FDA Approves Biosimilar Ruxience: Here's What You Need to Know


With the Food and Drug Administration’s approval of Ruxience, a biosimilar to Rituxan, patients with certain types of non-Hodgkin lymphoma and chronic lymphocytic leukemia may have improved access to a more affordable treatment option.

With the Food and Drug Administration’s (FDA) approval of Ruxience (rituximab-pvvr), a biosimilar to Rituxan (rituximab), patients with certain types of non-Hodgkin lymphoma (NHL) and chronic lymphocytic leukemia (CLL) may have improved access to a more affordable treatment option, according to Lee Greenberger, an expert with the Leukemia & Lymphoma Society (LLS).

“The use of rituximab has significantly improved treatment outcomes for patients with CLL and some of the most common (non-Hodgkin lymphomas). Since its approval in 1997, it has become a backbone of so-called R-CHOP therapy for the treatment of many B-cell (non-Hodgkin lymphomas) — approximately 80,000 new patients each year in the U.S. — which combines rituximab with cytotoxic chemotherapy,” said Greenberger, chief scientific officer of LLS. “The approval of a biosimilar for this treatment will provide a more affordable option for patients.”

What Are Biosimilars?

In the United States, this is the second biosimilar approved for Rituxan, which is one of the first monoclonal antibody cancer treatments approved by the FDA. Ruxience is now the 22nd biosimilar product available to patients.

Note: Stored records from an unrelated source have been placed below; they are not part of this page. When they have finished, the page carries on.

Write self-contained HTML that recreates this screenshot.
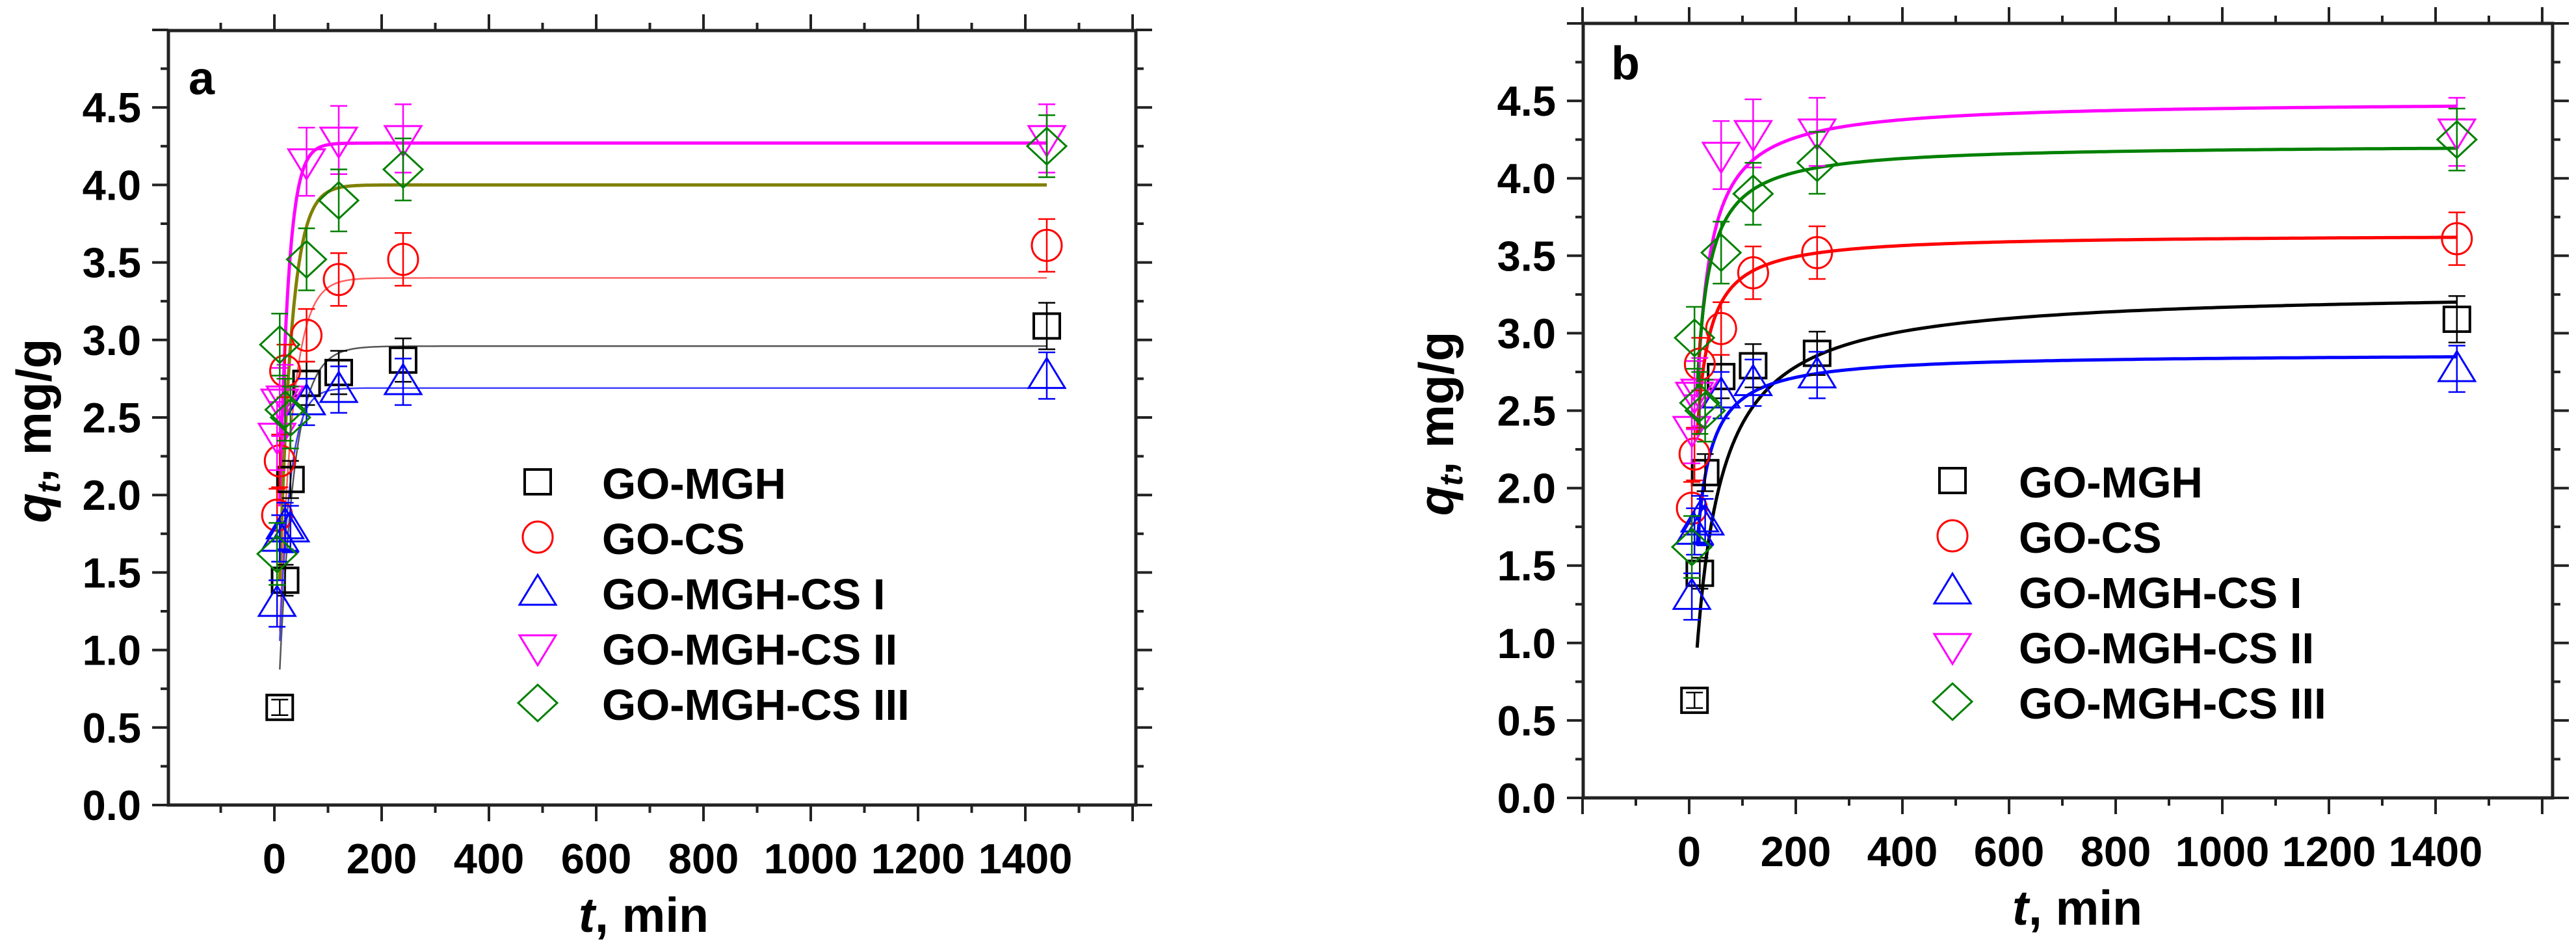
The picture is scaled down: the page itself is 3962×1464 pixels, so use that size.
<!DOCTYPE html>
<html><head><meta charset="utf-8">
<style>
html,body{margin:0;padding:0;background:#fff;}
svg{display:block;}
text{font-family:"Liberation Sans",Arial,sans-serif;font-weight:bold;fill:#000;}
</style></head>
<body>
<svg id="fig" width="3962" height="1464" viewBox="0 0 3962 1464" xmlns="http://www.w3.org/2000/svg"></svg>
<script>
// ---- data ----
const seriesNames = ["GO-MGH","GO-CS","GO-MGH-CS I","GO-MGH-CS II","GO-MGH-CS III"];
const seriesColors = ["#000000","#ff0000","#0000ff","#ff00ff","#008000"];
const tMGH = [10,20,30,60,120,240,1440];
const qMGH = [0.63,1.45,2.1,2.72,2.79,2.87,3.09];
const tCS = [5,10,20,60,120,240,1440];
const qCS = [1.87,2.22,2.8,3.03,3.39,3.52,3.61];
const tI = [5,10,20,30,60,120,240,1440];
const qI = [1.3,1.72,1.8,1.78,2.6,2.68,2.73,2.77];
const tII = [5,10,20,60,120,240,1440];
const qII = [2.38,2.6,2.62,4.15,4.29,4.3,4.3];
const tIII = [5,10,20,30,60,120,240,1440];
const qIII = [1.62,2.97,2.55,2.5,3.52,3.9,4.1,4.25];
const errs = [0.14,0.17,0.15,0.22,0.2];
const errMGH = [0.05,0.1,0.12,0.14,0.14,0.14,0.15];
// fit parameters: panel a pseudo-first-order (qe, k), panel b pseudo-second-order (qe, h)
const fitAqe = [2.96,3.40,2.69,4.27,4.0];
const fitAk = [0.035,0.04,0.05,0.06,0.045];
const fitBqe = [3.28,3.64,2.87,4.5,4.22];
const fitBh = [0.028,0.12,0.0875,0.09,0.112];
const xTicks = [0,200,400,600,800,1000,1200,1400];
const yTicks = [0.0,0.5,1.0,1.5,2.0,2.5,3.0,3.5,4.0,4.5];

const svgNS="http://www.w3.org/2000/svg";
const fig=document.getElementById('fig');
function mk(tag,attrs,parent){const e=document.createElementNS(svgNS,tag);for(const k in attrs)e.setAttribute(k,attrs[k]);(parent||fig).appendChild(e);return e;}

const panels=[
 {id:'a',left:259,right:1747,top:47,bottom:1238,x0:422,xs:165/200,ys:238.4,label:'a',lx:290,ly:145,
  legX:827,legTX:926,legY0:745,legDy:85,xlabX:990,model:'pfo',tStart:10},
 {id:'b',left:2435,right:3926,top:36,bottom:1227,x0:2598,xs:164/200,ys:238.2,label:'b',lx:2478,ly:122,
  legX:3003,legTX:3105,legY0:743,legDy:85,xlabX:3195,model:'pso',tStart:15}
];
const tData=[tMGH,tCS,tI,tII,tIII], qData=[qMGH,qCS,qI,qII,qIII];

function marker(g,i,cx,cy,col){
 let e;
 if(i===0) e=mk('rect',{x:cx-20,y:cy-19,width:40,height:38,fill:'none',stroke:col,'stroke-width':4},g);
 else if(i===1) e=mk('ellipse',{cx:cx,cy:cy,rx:23,ry:24,fill:'none',stroke:col,'stroke-width':3},g);
 else if(i===2) e=mk('polygon',{points:`${cx},${cy-27} ${cx+28},${cy+19} ${cx-28},${cy+19}`,fill:'none',stroke:col,'stroke-width':3},g);
 else if(i===3) e=mk('polygon',{points:`${cx},${cy+27} ${cx+28},${cy-19} ${cx-28},${cy-19}`,fill:'none',stroke:col,'stroke-width':3},g);
 else e=mk('polygon',{points:`${cx},${cy-28} ${cx+30},${cy} ${cx},${cy+28} ${cx-30},${cy}`,fill:'none',stroke:col,'stroke-width':3},g);
 return e;
}

panels.forEach(p=>{
 const X=t=>p.x0+t*p.xs, Y=q=>p.bottom-q*p.ys;
 const g=mk('g',{});
 
 
 const fr=mk('rect',{x:p.left,y:p.top,width:p.right-p.left,height:p.bottom-p.top,fill:'none',stroke:'#222','stroke-width':5},g);
 
 
 for(let t=-200;t<=1600;t+=100){
  const x=X(t); if(x<p.left-1||x>p.right+1) continue;
  const maj=(t%200===0);
  mk('line',{x1:x,y1:p.bottom,x2:x,y2:p.bottom+(maj?25:12),stroke:'#222','stroke-width':4},g);
  mk('line',{x1:x,y1:p.top,x2:x,y2:p.top-(maj?25:12),stroke:'#222','stroke-width':4},g);
 }
 xTicks.forEach(t=>{
  const tx=mk('text',{x:X(t),y:p.bottom+105,'font-size':65,'text-anchor':'middle'},g);
  tx.textContent=String(t);
  
  
 });
 for(let q=0;q<=5.0001;q+=0.25){
  const y=Y(q); const maj=Math.abs(q*2-Math.round(q*2))<1e-6;
  mk('line',{x1:p.left,y1:y,x2:p.left-(maj?25:12),y2:y,stroke:'#222','stroke-width':4},g);
  mk('line',{x1:p.right,y1:y,x2:p.right+(maj?25:12),y2:y,stroke:'#222','stroke-width':4},g);
 }
 yTicks.forEach(q=>{
  const tx=mk('text',{x:p.left-42,y:Y(q)+23,'font-size':65,'text-anchor':'end'},g);
  tx.textContent=q.toFixed(1);
  
  
 });
 const xt=mk('text',{x:p.xlabX,y:p.bottom+195,'font-size':75,'text-anchor':'middle'},g);
 xt.innerHTML='<tspan font-style="italic">t</tspan>, min';
 
 
 const cy=(p.top+p.bottom)/2+20;
 const yt=mk('text',{x:0,y:0,'font-size':75,'text-anchor':'middle',transform:`translate(${p.id==='a'?78:2235},${cy}) rotate(-90)`},g);
 yt.innerHTML='<tspan font-style="italic">q</tspan><tspan font-style="italic" font-size="50" dy="14">t</tspan><tspan dy="-14">, mg/g</tspan>';
 
 
 const pl=mk('text',{x:p.lx,y:p.ly,'font-size':72},g);
 pl.textContent=p.label;
 
 
 for(let i=0;i<5;i++){
  const pts=[];
  for(let t=p.tStart;t<=1440;t+=(t<300?1:10)){
   let q;
   if(p.model==='pfo') q=fitAqe[i]*(1-Math.exp(-fitAk[i]*t));
   else q=fitBqe[i]*fitBh[i]*t/(1+fitBh[i]*t);
   pts.push(X(t).toFixed(1)+','+Y(q).toFixed(1));
  }
  let col=seriesColors[i], w=5;
  if(p.model==='pfo'){ if(i<3){w=2.5; col=['#555','#ff6060','#4040ff'][i];} if(i===4) col='#808000'; }
  const pl2=mk('polyline',{points:pts.join(' '),fill:'none',stroke:col,'stroke-width':w},g);
  
  
 }
 for(let i=0;i<5;i++){
  const col=seriesColors[i];
  const sg=mk('g',{},g);
  
  
  tData[i].forEach((t,j)=>{
   const x=X(t), y=Y(qData[i][j]), e=(i===0?errMGH[j]:errs[i])*p.ys;
   mk('line',{x1:x,y1:y-e,x2:x,y2:y+e,stroke:col,'stroke-width':2.5},sg);
   mk('line',{x1:x-13,y1:y-e,x2:x+13,y2:y-e,stroke:col,'stroke-width':2.5},sg);
   mk('line',{x1:x-13,y1:y+e,x2:x+13,y2:y+e,stroke:col,'stroke-width':2.5},sg);
   const m=marker(sg,i,x,y,col);
   
   
  });
 }
 const lg=mk('g',{},g);
 
 
 for(let i=0;i<5;i++){
  const y=p.legY0+i*p.legDy;
  const eg=mk('g',{},lg);
  
  
  marker(eg,i,p.legX,y-4,seriesColors[i]);
  const tx=mk('text',{x:p.legTX,y:y+22,'font-size':67},eg);
  tx.textContent=seriesNames[i];
 }
});
</script>
</body></html>
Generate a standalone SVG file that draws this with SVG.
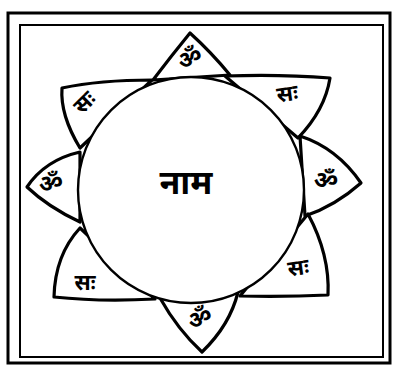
<svg xmlns="http://www.w3.org/2000/svg" width="395" height="368" viewBox="0 0 395 368">
<style>
.petal{fill:#fff;stroke:#000;stroke-width:3.2;stroke-linejoin:round;stroke-linecap:round}
.ring{fill:#fff;stroke:#000;stroke-width:2.4}
.t{font-family:"Noto Sans","Noto Sans Devanagari","Lohit Devanagari",sans-serif;font-weight:bold;fill:#000;text-anchor:middle}
</style>
<rect width="395" height="368" fill="#fff"/>
<g id="border">
<rect x="8" y="13" width="382" height="350" fill="none" stroke="#000" stroke-width="3"/>
<rect x="20" y="25" width="363" height="332" fill="none" stroke="#000" stroke-width="2"/>
</g>
<g id="connectors">
<path class="petal" d="M153,80 Q172,55 190,33 Q211,52 230,75 Z"/>
<path class="petal" d="M225,76 Q280,74 330,78 Q325,110 298,138 Z"/>
<path class="petal" d="M300,136 Q337,148 361,183 Q335,206 305,216 Z"/>
<path class="petal" d="M308,214 Q330,255 328,295 Q285,297 240,296 Z"/>
<path class="petal" d="M160,298 Q178,330 202,352 Q230,325 238,292 Z"/>
<path class="petal" d="M80,228 Q55,255 54,297 Q100,302 155,299 Z"/>
<path class="petal" d="M80,152 Q45,160 27,187 Q48,207 80,222 Z"/>
<path class="petal" d="M80,148 Q60,115 62,88 Q100,80 152,80 Z"/>
</g>
<g id="center">
<circle class="ring" cx="191" cy="190" r="113"/>
<text class="t" x="186" y="194" font-size="34">नाम</text>
</g>
<g id="p1"><text class="t" x="190" y="66" font-size="24" transform="rotate(-25 190 58)">ॐ</text></g>
<g id="p2"><text class="t" x="287" y="101" font-size="22" transform="rotate(-8 287 92)">सः</text></g>
<g id="p3"><text class="t" x="326" y="188" font-size="24">ॐ</text></g>
<g id="p4"><text class="t" x="298" y="275" font-size="22" transform="rotate(-8 298 266)">सः</text></g>
<g id="p5"><text class="t" x="200" y="326" font-size="24" transform="rotate(-25 200 318)">ॐ</text></g>
<g id="p6"><text class="t" x="85" y="290" font-size="22">सः</text></g>
<g id="p7"><text class="t" x="51" y="191" font-size="24" transform="rotate(-10 51 183)">ॐ</text></g>
<g id="p8"><text class="t" x="84" y="110" font-size="22" transform="rotate(-45 84 102)">सः</text></g>
</svg>
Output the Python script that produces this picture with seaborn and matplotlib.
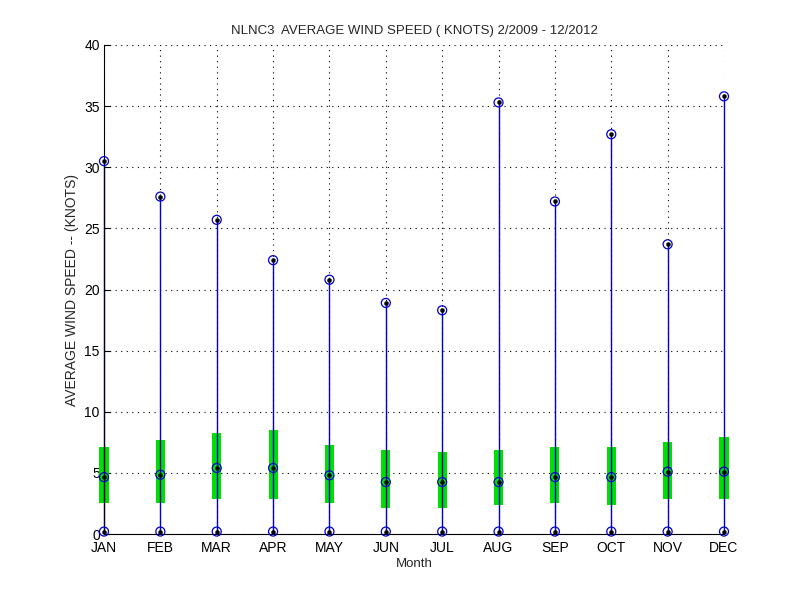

Biosimilar approvals are contingent on the fact that they are highly similar to a reference product, or a product that has already been approved by the FDA. Biosimilars must also have no significant differences in safety or efficacy from the reference product.

In this instance, the FDA’s approval was based on data from a clinical comparative study, REFLECTIONS B3281006, which showed biosimilarity of Ruxience to Rituxan. The medication showed no clinically meaningful differences in safety or efficacy compared with Rituxan in patients with CD20-positive, low tumor burden follicular lymphoma.

What Does This Mean for Patients?

Biosimilars have significantly changed the health care industry over the last 10 years — particularly in making cancer treatment financially sustainable.

“Patients with CD-20 positive lymphoma and CLL need more options for treatment, and this latest approval adds to the arsenal of therapies, while introducing more competition into the marketplace, which will hopefully bring costs down for patients,” said Greenberger. “In particular, rituximab is now approved for combination with other on-patent oral therapies for CLL. What used to be therapy with two on-patent, expensive drugs should now be less expensive and create better options especially for patients with limited financial means.”

Innovations in treatment, such as the biosimilar approval, are something patients with cancer can look forward to, he added.

“In the future, a much more detailed molecular understanding of patients with CLL and (non-Hodgkin lymphomas) will allow us to bring the right medicine to the right patient at the right time,” said Greenberger. “(The Leukemia & Lymphoma Society’s) vision is to cure the patient on the first round of therapy instead of going through multiple therapies at great inconvenience and cost to the patient and health care system.”